I am looking for clarification of the kernel's means of determining the DRAM size.  For background, our board is closely derived from the AM3517evm, and has 512MB DRAM.

We define our DRAM size as 512MB in our u-boot config header file in a symbol called CONFIG_SYS_CS0_SIZE.  Until recently, we were passing the DRAM size to the kernel via bootargs with 'mem=512M'.

But, we observed that even without the bootargs/mem arg, the kernel correctly figures out the DRAM size.  It appears that the kernel must read the DRAM configuration register written by u-boot, to figure out DRAM size on its own.

That suggests the only point of the bootargs/mem arg is if one wants the kernel to override that u-boot DRAM setup for some reason.  If one is content with the u-boot setup, then the bootargs/mem arg may be safely omitted.

Is that correct?

Thanks,
Ron

  • Hey Ron,

    u-boot passes a set of parameters to the kernel through a mechanism known as ATAG. It's basically just a list of structs with various info about the system. One of the parameters it can pass (and is required to pass) is called ATAG_MEM. This parameter defines the physical RAM layout that Linux uses. If you look in the u-boot source code in:

    cpu/arm_cortexa8/omap3/emif4.c

    You will see that the dram_init() function calls get_sdr_cs_size(), which returns CONFIG_SYS_CS0_SIZE, which you said you defined as 512 MB. dram_init() then loads the board struct's bi_dram members using that returned value.

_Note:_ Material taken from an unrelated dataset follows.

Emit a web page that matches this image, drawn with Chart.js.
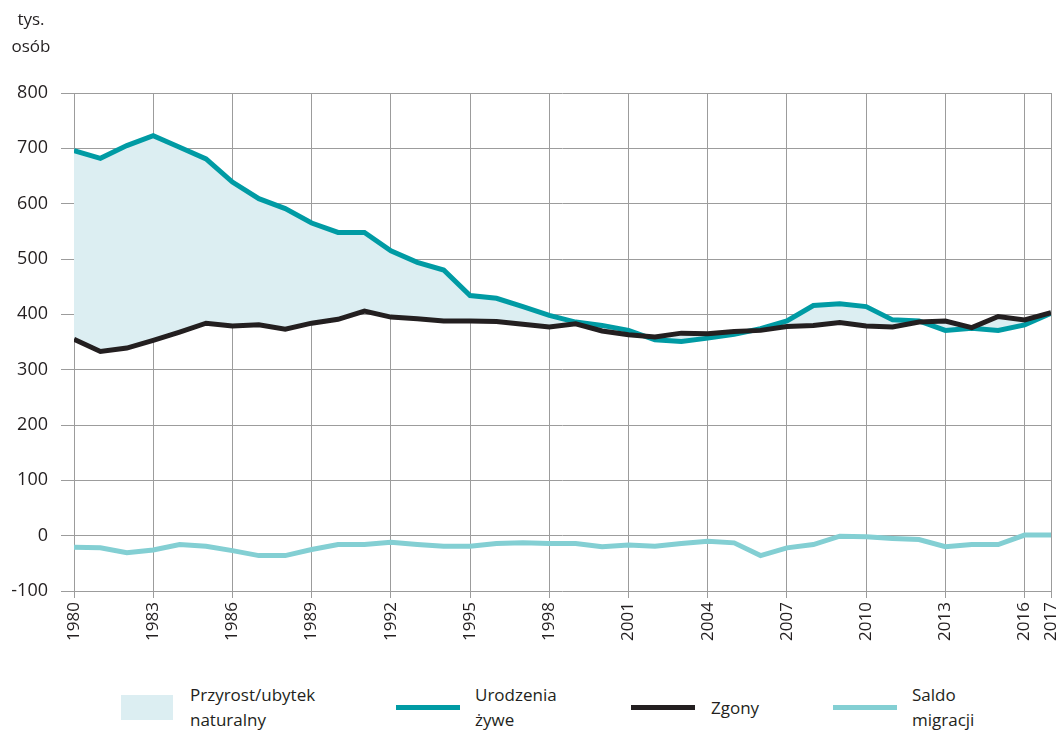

    Later, in lib_arm/bootm.c, in setup_memory_tags() it takes that board struct and creates ATAG_MEM parameters that end up being passed to the kernel.

    So I don't think the kernel is actually doing anything like looking at the controller registers -- it's just using the ATAG_MEM struct passed to it. I'd say you're definitely safe omitting the mem arg. I don't think I'm using it on the Craneboard...

    Hope this helps,

    Doug

  • Doug,

    Thank you for your response.  That's great information, and gives me what I needed.  I expect it will help out in other areas downstream, also.